This is a list of Italian television related events from 1985.

Debuts

RAI

Variety 

 Parola mia (My word) – quiz about the Italian language, hosted by Luciano Rispoli, sided by Anna Carlucci and the university professor Gian Luigi Beccaria; 3 seasons plus a reprisal in 2002. It is a rare example of a TV quiz with a true cultural value.

Fininvest

Variety 

 Forum – court show, with various hosts, all female (Catherine Spaak, Rita dalla Chiesa, Barbara Palombelli); the civil cases are settled by a true magistrate (the most famous is Santi Licheri, who kept the role for 24 years) while, often, the contenders are played by actors. The show, again on air, is one of the most popular Mediaset programs and has generated several spin-offs.
Grand Hotel – mix of variety and sit-com set in a luxury hotel, ideated by Silvio Berlusconi himself, with Daniele Formica, Paolo Villaggio, Franco and Ciccio, Gigi e Andrea and several guest stars playing themselves (the first is Alain Delon) ; 2 seasons.
Doppio slalom (Double slalom) – quiz for teenagers, Italian version of Blockbusters, hosted by Corrado Tedeschi; 6 seasons. In 1988, the future politician Matteo Salvini (by then 15 years old) is champion of the show for three episodes.
Buona domenica (Good Sunday) – interstitial show of the Sunday evening, hosted by Maurizio Costanzo, Lorella Cuccarini and others; 20 seasons.

Shows of the year

RAI

Drama 

 Il minestrone by Sergio Citti, with Roberto Benigni, Franco Citti and Ninetto Davoli, in 3 episodes; a shortened theatrical version had been distributed in 1981.
 The two lives of Mattia Pascal – by Mario Monicelli, from Luigi Pirandello’s The late Mattia Pascal, with Marcello Mastroianni, Flavio Bucci and Laura Morante; in 2 parts.

Miniseries 

 Quo vadis? – by Franco Rossi, from the Henryk Sienkiewicz’s novel, with Francesco Quinn, Marie Therese Relin and Klaus Maria Brandauer (very appreciated in the Nero’s role); European coproduction in 6 episodes.
Christopher Columbus by Alberto Lattuada, with Gabriel Byrne in the title role and a stellar cast in the minor ones (Oliver Reed as Martin Pinzon, Faye Dunaway as Isabella of Castille, Max von Sydow and Eli Wallach); 4 episodes.
Mussolini and I, by Alberto Negrin, with Bo Hoskins (Benito Mussolini), Anthony Hopkins (Galeazzo Ciano) and Susan Sarandon (Edda Ciano), 3 episodes.
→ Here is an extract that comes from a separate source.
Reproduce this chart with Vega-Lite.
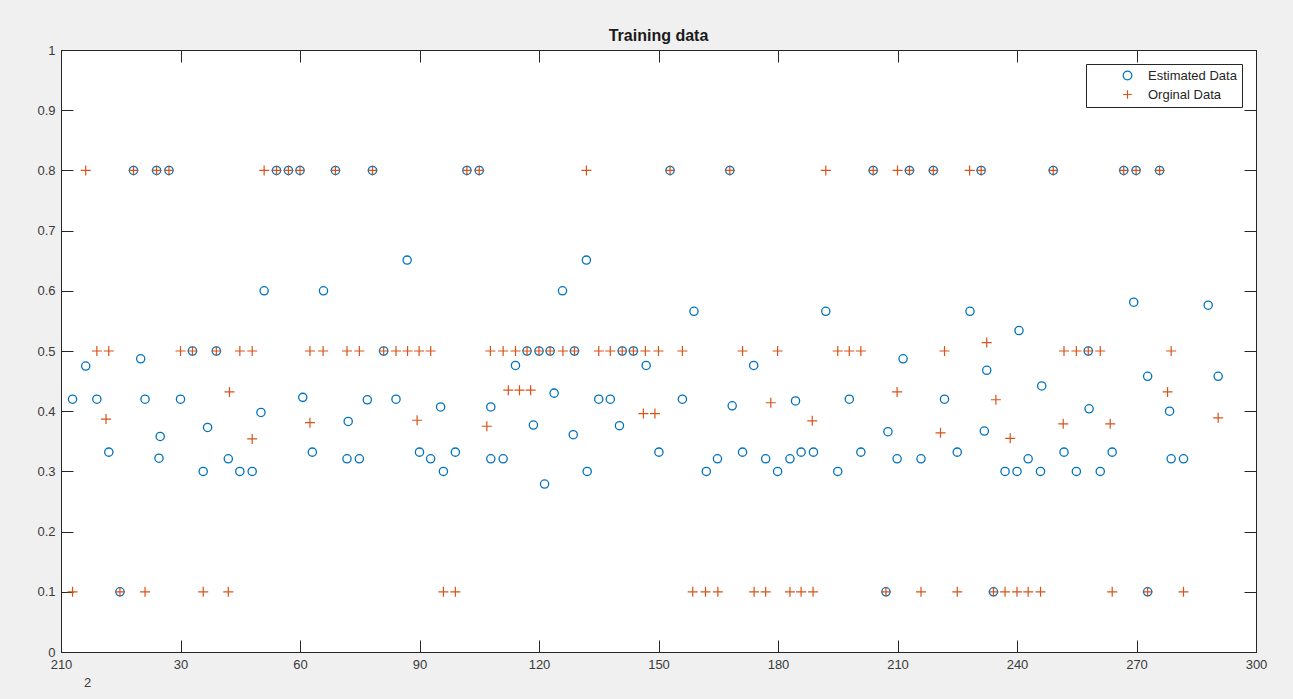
{
  "$schema": "https://vega.github.io/schema/vega-lite/v6.json",
  "width": 1195,
  "height": 602,
  "autosize": "none",
  "padding": {"left": 61, "top": 50, "right": 37, "bottom": 47},
  "background": "#f0f0f0",
  "title": {"text": "Training data", "fontSize": 16, "fontWeight": "bold", "font": "Liberation Sans", "color": "#1a1a1a", "offset": 0},
  "config": {
    "view": {"stroke": "#262626", "strokeWidth": 1, "fill": "white"},
    "axis": {
      "grid": false,
      "domainColor": "#262626",
      "tickColor": "#262626",
      "labelColor": "#3a3a3a",
      "labelFont": "Liberation Sans",
      "labelFontSize": 13,
      "labelFlush": false,
      "labelOverlap": false,
      "tickSize": -12,
      "titleFont": "Liberation Sans"
    },
    "legend": {
      "orient": "top-right",
      "offset": 14,
      "title": null,
      "strokeColor": "#262626",
      "fillColor": "white",
      "padding": 5,
      "labelFont": "Liberation Sans",
      "labelFontSize": 13,
      "labelColor": "#262626",
      "symbolSize": 75,
      "symbolStrokeWidth": 1.2,
      "symbolOffset": 30,
      "labelOffset": 14,
      "rowPadding": 4,
      "cornerRadius": 0
    }
  },
  "datasets": {
    "est": [
      {"x":2.9,"y":0.42},{"x":6.2,"y":0.475},{"x":9,"y":0.42},{"x":12,"y":0.332},{"x":14.8,"y":0.1},{"x":18.2,"y":0.8},{"x":20,"y":0.487},{"x":21.1,"y":0.42},{"x":24,"y":0.8},{"x":24.6,"y":0.322},{"x":24.9,"y":0.358},{"x":27.1,"y":0.8},{"x":30,"y":0.42},{"x":33,"y":0.5},{"x":35.7,"y":0.3},{"x":36.8,"y":0.373},{"x":39,"y":0.5},{"x":42,"y":0.321},{"x":44.9,"y":0.3},{"x":48,"y":0.3},{"x":50.2,"y":0.398},{"x":51,"y":0.6},{"x":54.1,"y":0.8},{"x":57.1,"y":0.8},{"x":60,"y":0.8},{"x":60.7,"y":0.423},{"x":63.1,"y":0.332},{"x":65.9,"y":0.6},{"x":68.9,"y":0.8},{"x":71.8,"y":0.321},{"x":72.1,"y":0.383},{"x":74.9,"y":0.321},{"x":76.9,"y":0.419},{"x":78.2,"y":0.8},{"x":81,"y":0.5},{"x":84.1,"y":0.42},{"x":86.9,"y":0.651},{"x":90,"y":0.332},{"x":92.8,"y":0.321},{"x":95.3,"y":0.407},{"x":96,"y":0.3},{"x":99,"y":0.332},{"x":101.9,"y":0.8},{"x":105,"y":0.8},{"x":107.9,"y":0.407},{"x":107.9,"y":0.321},{"x":111,"y":0.321},{"x":114.1,"y":0.476},{"x":117,"y":0.5},{"x":118.6,"y":0.377},{"x":120,"y":0.5},{"x":121.4,"y":0.279},{"x":122.8,"y":0.5},{"x":123.8,"y":0.43},{"x":125.9,"y":0.6},{"x":128.6,"y":0.361},{"x":128.9,"y":0.5},{"x":131.9,"y":0.651},{"x":132.1,"y":0.3},{"x":135,"y":0.42},{"x":137.9,"y":0.42},{"x":140.2,"y":0.376},{"x":140.9,"y":0.5},{"x":143.7,"y":0.5},{"x":146.9,"y":0.476},{"x":150.1,"y":0.332},{"x":152.9,"y":0.8},{"x":156,"y":0.42},{"x":158.9,"y":0.566},{"x":162,"y":0.3},{"x":164.8,"y":0.321},{"x":167.9,"y":0.8},{"x":168.5,"y":0.409},{"x":171.1,"y":0.332},{"x":173.9,"y":0.476},{"x":176.9,"y":0.321},{"x":179.9,"y":0.3},{"x":183,"y":0.321},{"x":184.4,"y":0.417},{"x":185.8,"y":0.332},{"x":188.9,"y":0.332},{"x":192,"y":0.566},{"x":195,"y":0.3},{"x":197.9,"y":0.42},{"x":200.8,"y":0.332},{"x":203.9,"y":0.8},{"x":207.1,"y":0.1},{"x":207.6,"y":0.366},{"x":209.9,"y":0.321},{"x":211.4,"y":0.487},{"x":213,"y":0.8},{"x":215.9,"y":0.321},{"x":219,"y":0.8},{"x":221.8,"y":0.42},{"x":225,"y":0.332},{"x":228.2,"y":0.566},{"x":231,"y":0.8},{"x":231.8,"y":0.367},{"x":232.4,"y":0.468},{"x":234.1,"y":0.1},{"x":237,"y":0.3},{"x":240,"y":0.3},{"x":240.5,"y":0.534},{"x":242.8,"y":0.321},{"x":245.9,"y":0.3},{"x":246.2,"y":0.442},{"x":249.1,"y":0.8},{"x":251.8,"y":0.332},{"x":254.9,"y":0.3},{"x":257.9,"y":0.5},{"x":258.1,"y":0.404},{"x":260.9,"y":0.3},{"x":263.9,"y":0.332},{"x":266.8,"y":0.8},{"x":269.3,"y":0.581},{"x":269.9,"y":0.8},{"x":272.8,"y":0.458},{"x":272.8,"y":0.1},{"x":275.8,"y":0.8},{"x":278.3,"y":0.4},{"x":278.7,"y":0.321},{"x":281.8,"y":0.321},{"x":288,"y":0.576},{"x":290.5,"y":0.458}
    ],
    "orig": [
      {"x":2.9,"y":0.1},{"x":6.2,"y":0.8},{"x":9,"y":0.5},{"x":11.3,"y":0.387},{"x":12,"y":0.5},{"x":14.8,"y":0.1},{"x":18.2,"y":0.8},{"x":21.1,"y":0.1},{"x":24,"y":0.8},{"x":27.1,"y":0.8},{"x":30,"y":0.5},{"x":33,"y":0.5},{"x":35.7,"y":0.1},{"x":39,"y":0.5},{"x":42,"y":0.1},{"x":42.3,"y":0.432},{"x":44.9,"y":0.5},{"x":48,"y":0.5},{"x":48,"y":0.354},{"x":51,"y":0.8},{"x":54.1,"y":0.8},{"x":57.1,"y":0.8},{"x":60,"y":0.8},{"x":62.5,"y":0.5},{"x":62.5,"y":0.381},{"x":65.8,"y":0.5},{"x":68.9,"y":0.8},{"x":71.8,"y":0.5},{"x":74.9,"y":0.5},{"x":78.2,"y":0.8},{"x":81,"y":0.5},{"x":84.1,"y":0.5},{"x":87,"y":0.5},{"x":89.4,"y":0.385},{"x":89.9,"y":0.5},{"x":92.8,"y":0.5},{"x":96,"y":0.1},{"x":99,"y":0.1},{"x":101.9,"y":0.8},{"x":105,"y":0.8},{"x":106.9,"y":0.375},{"x":107.8,"y":0.5},{"x":111,"y":0.5},{"x":112.3,"y":0.435},{"x":114.1,"y":0.5},{"x":115.1,"y":0.435},{"x":117,"y":0.5},{"x":117.9,"y":0.435},{"x":120,"y":0.5},{"x":122.8,"y":0.5},{"x":126,"y":0.5},{"x":128.9,"y":0.5},{"x":131.9,"y":0.8},{"x":135,"y":0.5},{"x":137.9,"y":0.5},{"x":140.9,"y":0.5},{"x":143.7,"y":0.5},{"x":146.2,"y":0.396},{"x":146.7,"y":0.5},{"x":149.1,"y":0.396},{"x":150,"y":0.5},{"x":152.9,"y":0.8},{"x":156,"y":0.5},{"x":158.6,"y":0.1},{"x":161.8,"y":0.1},{"x":164.9,"y":0.1},{"x":167.9,"y":0.8},{"x":171.1,"y":0.5},{"x":174,"y":0.1},{"x":176.9,"y":0.1},{"x":178.2,"y":0.414},{"x":179.9,"y":0.5},{"x":183,"y":0.1},{"x":185.8,"y":0.1},{"x":188.6,"y":0.384},{"x":188.8,"y":0.1},{"x":192,"y":0.8},{"x":195,"y":0.5},{"x":197.9,"y":0.5},{"x":200.8,"y":0.5},{"x":203.9,"y":0.8},{"x":207.1,"y":0.1},{"x":209.9,"y":0.432},{"x":210,"y":0.8},{"x":213,"y":0.8},{"x":215.9,"y":0.1},{"x":219,"y":0.8},{"x":220.8,"y":0.364},{"x":221.8,"y":0.5},{"x":225,"y":0.1},{"x":228.1,"y":0.8},{"x":231,"y":0.8},{"x":232.4,"y":0.514},{"x":234.1,"y":0.1},{"x":234.7,"y":0.419},{"x":237,"y":0.1},{"x":238.3,"y":0.355},{"x":240,"y":0.1},{"x":242.8,"y":0.1},{"x":245.9,"y":0.1},{"x":249.1,"y":0.8},{"x":251.6,"y":0.379},{"x":251.8,"y":0.5},{"x":254.9,"y":0.5},{"x":257.9,"y":0.5},{"x":260.9,"y":0.5},{"x":263.4,"y":0.379},{"x":263.9,"y":0.1},{"x":266.8,"y":0.8},{"x":269.9,"y":0.8},{"x":272.8,"y":0.1},{"x":275.8,"y":0.8},{"x":277.8,"y":0.432},{"x":278.7,"y":0.5},{"x":281.8,"y":0.1},{"x":290.5,"y":0.389}
    ]
  },
  "layer": [
    {
      "data": {"name": "est"},
      "mark": {"type": "point", "filled": false, "strokeWidth": 1.3, "size": 68, "opacity": 1},
      "encoding": {
        "x": {"field": "x", "type": "quantitative",
          "scale": {"domain": [0, 300], "nice": false, "zero": false},
          "axis": {"orient": "bottom", "values": [0,30,60,90,120,150,180,210,240,270,300],
            "labelExpr": "datum.value == 0 ? '210' : datum.label", "labelPadding": 18,
            "title": "2", "titleX": 26, "titleY": 30, "titleBaseline": "middle", "titleAlign": "center",
            "titleFontWeight": "normal", "titleFontSize": 13, "titleColor": "#3a3a3a"}},
        "y": {"field": "y", "type": "quantitative",
          "scale": {"domain": [0, 1], "nice": false, "zero": false},
          "axis": {"orient": "left", "values": [0,0.1,0.2,0.3,0.4,0.5,0.6,0.7,0.8,0.9,1],
            "format": ".1~f", "labelPadding": 18, "title": null}},
        "color": {"datum": "Estimated Data", "type": "nominal",
          "scale": {"domain": ["Estimated Data", "Orginal Data"], "range": ["#0072BD", "#D95319"]}},
        "shape": {"datum": "Estimated Data", "type": "nominal",
          "scale": {"domain": ["Estimated Data", "Orginal Data"], "range": ["circle", "M-1,0H1M0,-1V1"]}}
      }
    },
    {
      "data": {"name": "orig"},
      "mark": {"type": "point", "filled": false, "strokeWidth": 1.2, "size": 100, "opacity": 1},
      "encoding": {
        "x": {"field": "x", "type": "quantitative",
          "axis": {"orient": "top", "values": [0,30,60,90,120,150,180,210,240,270,300], "labels": false, "title": null}},
        "y": {"field": "y", "type": "quantitative",
          "axis": {"orient": "right", "values": [0,0.1,0.2,0.3,0.4,0.5,0.6,0.7,0.8,0.9,1], "labels": false, "title": null}},
        "color": {"datum": "Orginal Data", "type": "nominal"},
        "shape": {"datum": "Orginal Data", "type": "nominal"}
      }
    }
  ],
  "resolve": {"axis": {"x": "independent", "y": "independent"}}
}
The serial arouses controversies for the given image of the fascism, judged too benevolent, and for the disappointing Bo Hoskins’ performance.

Variety 

 Il tastomatto (The crazy key) – variety by Enzo Trapani, focused on the parody of the channel surfing; with Pippo Franco, Albano and Romina and, for the first time in television, the trio Anna Marchesini-Tullio Solenghi-Massimo Lopez.
 Quelli della notte (The night people) – variety by Renzo Arbore. The program, often improvised on air, is a demented parody of the talk-shows with absurd guests (the friar Nino Frassica, the Arab Andy Luotto, the communist Maurizio Ferrini, and so on); aired at the 11 p.m. and thought for a niche audience, it gets an extraordinary public and critic success and becomes a cultural phenomenon.
 Buonasera, Raffaella – variety with Raffaella Carrà, evening version of the successful noon program Pronto, Raffaella, in 15 episodes (the last five are broadcast by satellite form the RAI Corporation studios in New York). The show gets high rating but arouses also harsh quarrels and a parliamentary question for the huge costs of the trip to America.

News and educational 

 AIDS story - reportage by Giangi Poli about the spread of AIDS in the United States.

Deaths 

 27 February: Giuseppe (nicknamed Joe) Marrazzo, 56, RAI journalist, famous for his daring reportages about Italian organized crime.